Extracted data ->

# # # # #

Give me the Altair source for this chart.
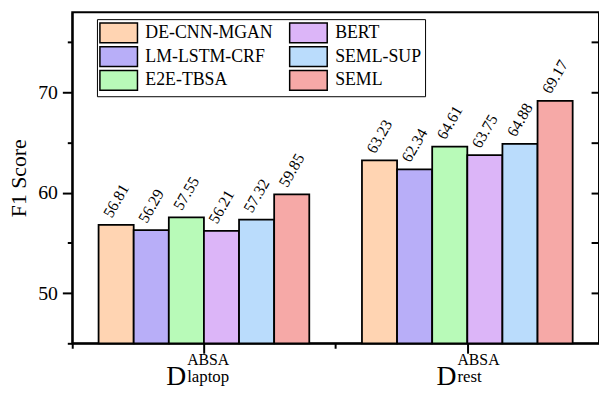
import altair as alt
import pandas as pd

datasets = ["laptop", "rest"]
models = ["DE-CNN-MGAN", "LM-LSTM-CRF", "E2E-TBSA", "BERT", "SEML-SUP", "SEML"]
laptop_f1 = [56.81, 56.29, 57.55, 56.21, 57.32, 59.85]
rest_f1 = [63.23, 62.34, 64.61, 63.75, 64.88, 69.17]
colors = ["#FFD4B2", "#B8AEF8", "#B8FAB8", "#DCB5F8", "#BADCFC", "#F6A9A7"]
y_major = [50, 60, 70]
y_minor = [45, 55, 65, 75]
y_all = [50, 55, 60, 65, 70, 75]

rows = []
for d, vals in zip(datasets, [laptop_f1, rest_f1]):
    for m, v in zip(models, vals):
        rows.append({"dataset": d, "model": m, "f1": v})
df = pd.DataFrame(rows)

SERIF = "Liberation Serif, Times New Roman, serif"
xscale = alt.Scale(paddingInner=0.2, paddingOuter=0.1)
yscale = alt.Scale(domain=[45, 78], nice=False, zero=False)

base = alt.Chart(df)

bars = base.mark_bar(stroke="black", strokeWidth=1.8).encode(
    x=alt.X("dataset:N", sort=datasets, scale=xscale, title=None,
            axis=alt.Axis(orient="bottom", labelExpr="'D'", labelFont=SERIF,
                          labelFontSize=28, labelColor="black", labelAngle=0,
                          labelAlign="right", labelBaseline="alphabetic",
                          labelOffset={"condition": {"test": "datum.value == 'rest'", "value": -11}, "value": -18},
                          labelPadding=42, ticks=False, domainColor="black", domainWidth=2)),
    xOffset=alt.XOffset("model:N", sort=models),
    y=alt.Y("f1:Q", scale=yscale, title="F1 Score", stack=None,
            axis=alt.Axis(orient="left", values=y_major, labelFont=SERIF, labelFontSize=20,
                          labelColor="black", labelPadding=5, tickSize=10, tickWidth=2,
                          tickColor="black", domainColor="black", domainWidth=2,
                          titleFont=SERIF, titleFontSize=22, titleFontWeight="normal",
                          titleColor="black", titlePadding=7)),
    color=alt.Color("model:N", scale=alt.Scale(domain=models, range=colors),
                    legend=alt.Legend(title=None, orient="none", legendX=25, legendY=7,
                                      columns=2, values=models,
                                      symbolType="M-1.9,-1H1.9V1H-1.9Z", symbolSize=400,
                                      symbolStrokeColor="black", symbolStrokeWidth=1.5,
                                      symbolOpacity=1, symbolOffset=8, labelOffset=16,
                                      labelFont=SERIF, labelFontSize=18, labelColor="black",
                                      padding=3, strokeColor="black", fillColor="white",
                                      columnPadding=14, rowPadding=-2)),
)

labels = base.mark_text(angle=300, align="left", baseline="middle", dx=3, dy=-12,
                        font=SERIF, fontSize=16, color="black").encode(
    x=alt.X("dataset:N", sort=datasets, scale=xscale, title=None,
            axis=alt.Axis(orient="bottom", labelExpr="'ABSA'", labelFont=SERIF,
                          labelFontSize=16, labelColor="black", labelAngle=0,
                          labelAlign="left", labelBaseline="alphabetic",
                          labelOffset={"condition": {"test": "datum.value == 'rest'", "value": -10}, "value": -17},
                          labelPadding=21, ticks=False, domain=False)),
    xOffset=alt.XOffset("model:N", sort=models),
    y=alt.Y("f1:Q", scale=yscale, title=None, stack=None,
            axis=alt.Axis(orient="left", values=y_minor, labels=False, tickSize=5,
                          tickWidth=2, tickColor="black", domain=False)),
    text=alt.Text("f1:Q", format=".2f"),
)

sub = base.mark_bar(opacity=0).encode(
    x=alt.X("dataset:N", sort=datasets, scale=xscale, title=None,
            axis=alt.Axis(orient="bottom", labelFont=SERIF, labelFontSize=17,
                          labelColor="black", labelAngle=0, labelAlign="left",
                          labelBaseline="alphabetic",
                          labelOffset={"condition": {"test": "datum.value == 'rest'", "value": -10}, "value": -17},
                          labelPadding=39, ticks=False, domain=False)),
    y=alt.Y("f1:Q", scale=yscale, title=None, stack=None,
            axis=alt.Axis(orient="right", values=y_all, labels=False, tickSize=8,
                          tickWidth=2, tickColor="black", domain=False, offset=-8)),
)

minor = base.mark_bar(opacity=0).encode(
    x=alt.X("dataset:N", sort=datasets, scale=xscale, title=None,
            axis=alt.Axis(orient="bottom", labels=False, domain=False, bandPosition=0,
                          tickOffset=-27, tickSize=5, tickWidth=2, tickColor="black")),
    y=alt.Y("f1:Q", scale=yscale, axis=None, stack=None),
)

major = base.mark_bar(opacity=0).encode(
    x=alt.X("dataset:N", sort=datasets, scale=xscale, title=None,
            axis=alt.Axis(orient="bottom", labels=False, domain=False, bandPosition=0.5,
                          tickOffset=0, tickSize=10, tickWidth=2, tickColor="black")),
    y=alt.Y("f1:Q", scale=yscale, axis=None, stack=None),
)

chart = alt.layer(bars, labels, sub, minor, major).resolve_axis(
    x="independent", y="independent"
).properties(
    width=533, height=335,
    autosize=alt.AutoSizeParams(type="none"),
    padding={"left": 65, "top": 2, "right": 0, "bottom": 47},
).configure_view(
    stroke="black", strokeWidth=2
).configure_axis(grid=False)

chart.save("out.html", embed_options={"renderer": "svg", "actions": False})
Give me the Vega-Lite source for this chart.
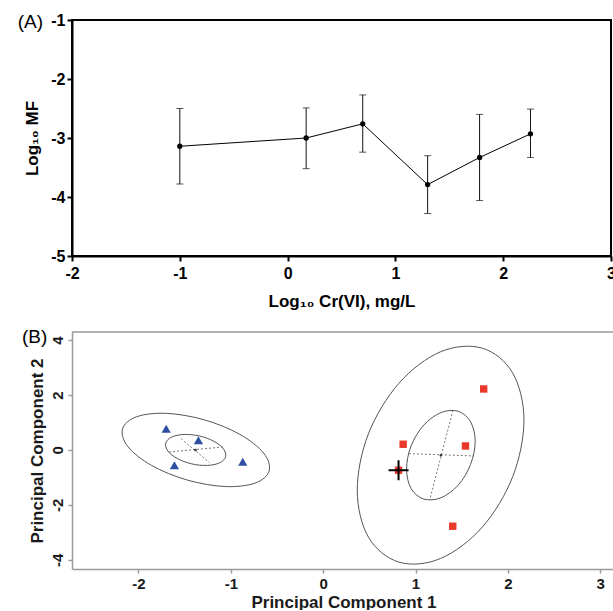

# # # # #

The request ->
Return, please, the exact lines from the beginning of the entries above through the line containing "y_all = [50, 55, 60, 65, 70, 75]", both included; pictures are left out.

Result for this task ->
Give me the Altair source for this chart.
import altair as alt
import pandas as pd

datasets = ["laptop", "rest"]
models = ["DE-CNN-MGAN", "LM-LSTM-CRF", "E2E-TBSA", "BERT", "SEML-SUP", "SEML"]
laptop_f1 = [56.81, 56.29, 57.55, 56.21, 57.32, 59.85]
rest_f1 = [63.23, 62.34, 64.61, 63.75, 64.88, 69.17]
colors = ["#FFD4B2", "#B8AEF8", "#B8FAB8", "#DCB5F8", "#BADCFC", "#F6A9A7"]
y_major = [50, 60, 70]
y_minor = [45, 55, 65, 75]
y_all = [50, 55, 60, 65, 70, 75]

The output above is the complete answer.